Booming Carlsbad Puts 6-Month Hold on New Building
CARLSBAD — Heeding the pleas of an overburdened planning staff, the City Council has approved a six-month moratorium on new building permits, putting the construction of about 6,000 homes on hold.
Council members said the moratorium is designed to stop the steady stream of development proposals flooding Carlsbad’s Planning Department so the staff will have a chance to attack a backlog of applications and draft a growth management plan.
“I think it’s critical that we give our planning staff this break so they can have a chance to plan for the future,” Councilwoman Ann Kulchin said. “We’ve got problems that need to be addressed, and it’s important that our people, rather than some outside consultants from Ukiah, plan this city’s future.”
The council, which is usually divided over growth issues, approved the moratorium unanimously Tuesday night after a three-hour public hearing. Several developers spoke in favor of the moratorium, but most urged that it last only three months.
City planner Charles Grimm said the council’s action suspends for six months both the acceptance of new project applications and the approval of final development maps. Exempted from the moratorium are redevelopment projects, housing projects of four units or less, developments already under construction, commercial and industrial projects, and “infill” projects--those in areas that are already densely developed.
Grimm said the moratorium is necessary to permit planners to draft a long-range growth management strategy for Carlsbad, a city experiencing rapid growth that has begun to prompt complaints about crowded roads, inadequate police protection and other overloaded public services.
City planners have proposed a tentative plan that would divide Carlsbad into 18 zones and require developers in each zone to submit a single, detailed plan for providing and funding public services. Those plans, intended to help the city better forecast public service needs, would require council approval before building could proceed.

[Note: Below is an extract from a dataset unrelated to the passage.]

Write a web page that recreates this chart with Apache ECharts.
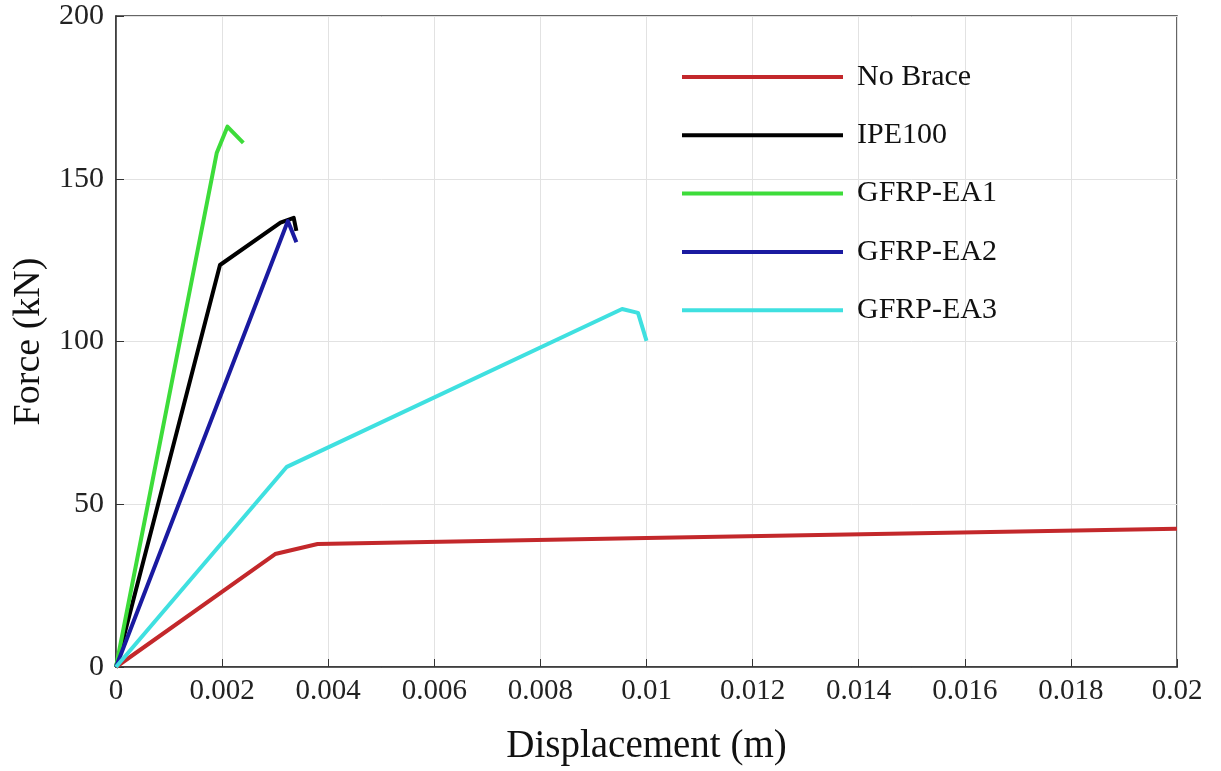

“Under the current system, a developer comes in and merely puts in improvements around his own project,” Grimm said. “Because of that approach, we’re seeing problems on arterial streets in the general vicinity. We need a more comprehensive planning approach to deal with that.”
Grimm said planners have been unable to devote attention to their long-range planning chores because they are “swamped” with the ever-swelling load of applications from developers who wish to build in Carlsbad. Grimm said there are 65 applications now awaiting attention in the Planning Department.
In addition, the planning staff is attempting to respond to 26 recommendations from a citizens’ committee that recently reviewed Carlsbad’s general plan. Tasks assigned by that group include evaluating the city’s various land uses to assess the effectiveness of the general plan and developing a better system for monitoring the adequacy of public facilities.
“Basically, we need a break,” Grimm said.
Slow-growth advocates, who are sponsoring a ballot measure that would put a ceiling on the number of housing units that could be built in the city each year, greeted the moratorium with cautious enthusiasm.
“I’m pleased, because I think the council is responding to a very broad-based community concern, but this is by no means enough,” said Anne Mauch, a slow-growth activist. “We need the growth initiative to bring things under control here. This moratorium is really only a beginning.”